If I live above a liquor store, then the risk of my car getting damaged increases.

That’s exactly right. The same applies to an apartment insurance risk against burglary, etc. We wanted to go down to the level of a specific address, and not just a postal code. We wondered what kind of information can be used to predict risk and where to get it from. We came to the conclusion that how a particular building looks like can be a proxy for their social status and insurance risk. It turned out people who live in less well-kept houses report damage more often. We still use a postal code in the model which takes into account whether it’s central Warsaw, or a little town, but we also differentiate between well-kept and neglected buildings.

It can be really deceiving. A worn-out tenement building where apartments cost exorbitant sums of money, meaning wealthy people usually live there, will be evaluated as less risky than a newly painted residential block built in the 1960s.

Yes. Outliers are a standard problem in statistical methods. Insurance firms set higher insurance premiums for people who drive red cars. This is so, because statistically speaking it’s an indicator of aggressive driving – which obviously doesn’t mean that every owner of a red automobile drives aggressively.

Still, this method discriminates against the less financially fortunate.

Indeed. There’s another aspect to it in the States – the racial aspect, because a correlation between a district and the state of the buildings in that district still exists there. The Google Street View isn’t some innocent tool. It lets extract information on every one of us, without our consent. For us scientists this is an interesting theoretical issue, but on the flip side we were given this data from a particular insurance company that wants to make money on it. Many insurance companies are already trying to use these methods, no doubt.

Do you often come across discriminating algorithms?

Yes. A model is usually a representation of data which is used in that model. It’s interesting that we start to dwell on it only when we see the mistakes of the algorithms. Kind of like parents who see a reflection of themselves in their children’s behavior. We suddenly realize that we’ve been doing something evil throughout the decades – we’ve been discriminating against women and African Americans. Our algorithms have only had to learn it from us. I think that, in this particular aspect, the situation is far worse in Europe than in the States; they talk a lot about it in the U.S. Europe is still not mature enough for such discussions.

You live in the Silicon Valley, you work at Stanford. Do you have a feeling that you live in an elite enclave?

Yes, it can be felt. We build models at the university which will be able to more accurately predict the progression of a disease. We have a feeling we’re saving the world. We sometimes forget there are places in the world, where people have no access to running water and the scale of their problems is much bigger from those which we face. But it doesn’t just apply to the Silicon Valley. I feel the same way when I go back to Poland. Actually, Poland has already joined the elite places of the world, if we compare it to the eighty percent of places across the planet. But most of us just don’t realize it.

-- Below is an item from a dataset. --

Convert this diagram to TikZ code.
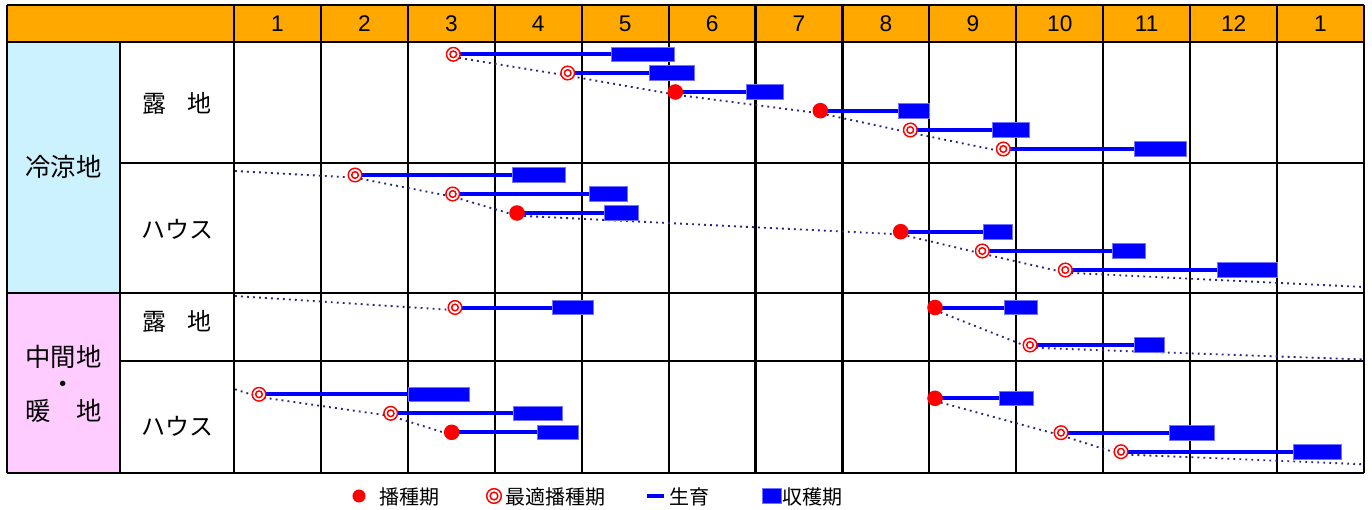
\documentclass[tikz,border=0pt]{standalone}
\usepackage{fontspec}
\setmainfont{Liberation Sans}
\newfontfamily\jp{Noto Sans CJK JP}
\definecolor{hdr}{RGB}{255,168,0}
\definecolor{cold}{RGB}{204,242,255}
\definecolor{warm}{RGB}{255,204,255}
\definecolor{navyc}{RGB}{40,40,130}
\pgfdeclarelayer{gridl}
\pgfdeclarelayer{dotl}
\pgfdeclarelayer{growl}
\pgfsetlayers{gridl,dotl,growl,main}
\newcommand\entry[6]{%
  \node[#1] (#2) at (#3,#4) {};
  \node[harvest, minimum width={(#6-#5)*0.75pt}] (#2h) at ({(#5+#6)/2},#4) {};
  \begin{pgfonlayer}{growl}\draw[growline] (#2.center) -- (#2h.west);\end{pgfonlayer}}
\begin{document}
\begin{tikzpicture}[x=0.75pt,y=-0.75pt,
  sow/.style={circle, fill=red, inner sep=0pt, minimum size=11.7pt},
  opt/.style={circle, draw=red, fill=white, line width=1.1pt, inner sep=0pt, minimum size=10.2pt,
    path picture={\draw[red,line width=1.1pt] (path picture bounding box.center) circle (2.5pt);}},
  harvest/.style={rectangle, fill=blue, draw=blue!55!white, line width=0.6pt, inner sep=0pt, minimum height=11pt},
  growline/.style={blue, line width=3pt},
  trend/.style={draw=navyc, line width=1.4pt, dash pattern=on 1.4pt off 3.1pt},
  gridline/.style={black, line width=1.6pt},
  lab/.style={font=\jp\fontsize{18}{22}\selectfont, inner sep=0pt},
  biglab/.style={font=\jp\fontsize{19}{20.5}\selectfont, inner sep=0pt, align=center},
  leglab/.style={font=\jp\fontsize{15}{18}\selectfont, inner sep=0pt, anchor=west},
  month/.style={font=\fontsize{17}{20}\selectfont, inner sep=0pt}]
\useasboundingbox (0,0) rectangle (1372,510);
% ---------- grid ----------
\begin{pgfonlayer}{gridl}
  \fill[white] (0,0) rectangle (1372,510);
  \fill[hdr] (7,5) rectangle (1364,42);
  \fill[cold] (7,42) rectangle (120,293);
  \fill[warm] (7,293) rectangle (120,473);
  \draw[gridline] (7,5) -- (1364,5);
  \draw[gridline] (7,42) -- (1364,42);
  \draw[gridline] (120,163) -- (1364,163);
  \draw[gridline] (7,293) -- (1364,293);
  \draw[gridline] (120,361) -- (1364,361);
  \draw[gridline] (7,473) -- (1364,473);
  \draw[gridline] (7,5) -- (7,473);
  \draw[gridline] (120,42) -- (120,473);
  \foreach \k in {0,...,13} {\draw[gridline] ({234+86.923*\k},5) -- ({234+86.923*\k},473);}
\end{pgfonlayer}
% ---------- header ----------
\foreach \k/\t in {1/1,2/2,3/3,4/4,5/5,6/6,7/7,8/8,9/9,10/10,11/11,12/12,13/1}
  {\node[month] (mon\k) at ({234+86.923*(\k-0.5)},24) {\t};}
% ---------- row labels ----------
\node[biglab] (cool) at (63.5,167) {冷涼地};
\node[biglab] (mid) at (63.5,384) {中間地\\・\\暖　地};
\node[lab] (r1) at (177,103) {露\hspace{0.85em}地};
\node[lab] (r2) at (177,229) {ハウス};
\node[lab] (r3) at (177,321) {露\hspace{0.85em}地};
\node[lab] (r4) at (177,426) {ハウス};
% ---------- row 1 ----------
\entry{opt}{a1}{453.3}{54.3}{611}{674}
\entry{opt}{a2}{567.7}{73}{649}{694}
\entry{sow}{a3}{675.3}{92}{746}{783}
\entry{sow}{a4}{820.3}{110.7}{898}{929}
\entry{opt}{a5}{910.3}{130}{992}{1029}
\entry{opt}{a6}{1003.3}{149}{1134}{1186}
% ---------- row 2 ----------
\entry{opt}{b1}{355}{175}{512}{565}
\entry{opt}{b2}{452.7}{194}{589}{627}
\entry{sow}{b3}{517}{213}{604}{638}
\entry{sow}{b4}{900.7}{231.7}{983}{1012}
\entry{opt}{b5}{982.3}{251}{1112}{1145}
\entry{opt}{b6}{1065.3}{270}{1217}{1277}
% ---------- row 3 ----------
\entry{opt}{c1}{455}{307.5}{552}{593}
\entry{sow}{c2}{935}{307.5}{1004}{1037}
\entry{opt}{c3}{1030}{345}{1134}{1164}
% ---------- row 4 ----------
\entry{opt}{d1}{259}{394.3}{408}{469}
\entry{opt}{d2}{390.7}{413.3}{513}{562}
\entry{sow}{d3}{451.7}{432.3}{537}{578}
\entry{sow}{d4}{935}{398.3}{999}{1033}
\entry{opt}{d5}{1061}{432.7}{1169}{1214}
\entry{opt}{d6}{1121}{451.7}{1293}{1341}
% ---------- free ends of trend lines ----------
\coordinate (b0) at (235,171);
\coordinate (b7) at (1364,287);
\coordinate (c0) at (235,296);
\coordinate (c4) at (1364,359.5);
\coordinate (d0) at (235,389.3);
\coordinate (d7) at (1364,464.3);
\begin{pgfonlayer}{dotl}
  \draw[trend] ([yshift=-2pt]a1.center) -- ([yshift=-2pt]a2.center) -- ([yshift=-2pt]a3.center)
     -- ([yshift=-2pt]a4.center) -- ([yshift=-2pt]a5.center) -- ([yshift=-2pt]a6.center);
  \draw[trend] (b0) -- ([yshift=-2pt]b1.center) -- ([yshift=-2pt]b2.center) -- ([yshift=-2pt]b3.center)
     -- ([yshift=-2pt]b4.center) -- ([yshift=-2pt]b5.center) -- ([yshift=-2pt]b6.center) -- (b7);
  \draw[trend] (c0) -- ([yshift=-2pt]c1.center);
  \draw[trend] ([yshift=-2pt]c2.center) -- ([yshift=-2pt]c3.center) -- (c4);
  \draw[trend] (d0) -- ([yshift=-2pt]d1.center) -- ([yshift=-2pt]d2.center) -- ([yshift=-2pt]d3.center);
  \draw[trend] ([yshift=-2pt]d4.center) -- ([yshift=-2pt]d5.center) -- ([yshift=-2pt]d6.center) -- (d7);
\end{pgfonlayer}
% ---------- legend ----------
\node[sow, minimum size=9.8pt] (lg1) at (359,496) {};
\node[leglab] (lt1) at (379,497) {播種期};
\node[opt, minimum size=11pt, path picture={\draw[red,line width=1.1pt] (path picture bounding box.center) circle (2.9pt);}] (lg2) at (494,496) {};
\node[leglab] (lt2) at (505,497) {最適播種期};
\coordinate (lg3a) at (647,495.5);
\coordinate (lg3b) at (664,495.5);
\draw[growline] (lg3a) -- (lg3b);
\node[leglab] (lt3) at (669,497) {生育};
\node[harvest, minimum width=14.25pt, minimum height=11.25pt] (lg4) at (772,495.5) {};
\node[leglab] (lt4) at (782,497) {収穫期};
\end{tikzpicture}
\end{document}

*Łukasz Kidziński, Ph.D. mathematician and computer programmer. He graduated from the University of Warsaw. He obtained his Ph.D. in mathematical statistics at the Universite Libre de Bruxelles. He then joined a CHILI group (Computer-Human Interaction in Learning and Instruction) in Lausanne, where he worked on human-robot interaction. While there, he co-founded DeepArt – the neural style transfer company and platform on which the neural networks can process any photograph into a painting by applying a personally chosen style. He has been working at Stanford University, USA, for three years on the intersection of computer science, statistics and biomechanics. He is a member of the Mobilize Center team which works on data analysis and its application in healthcare.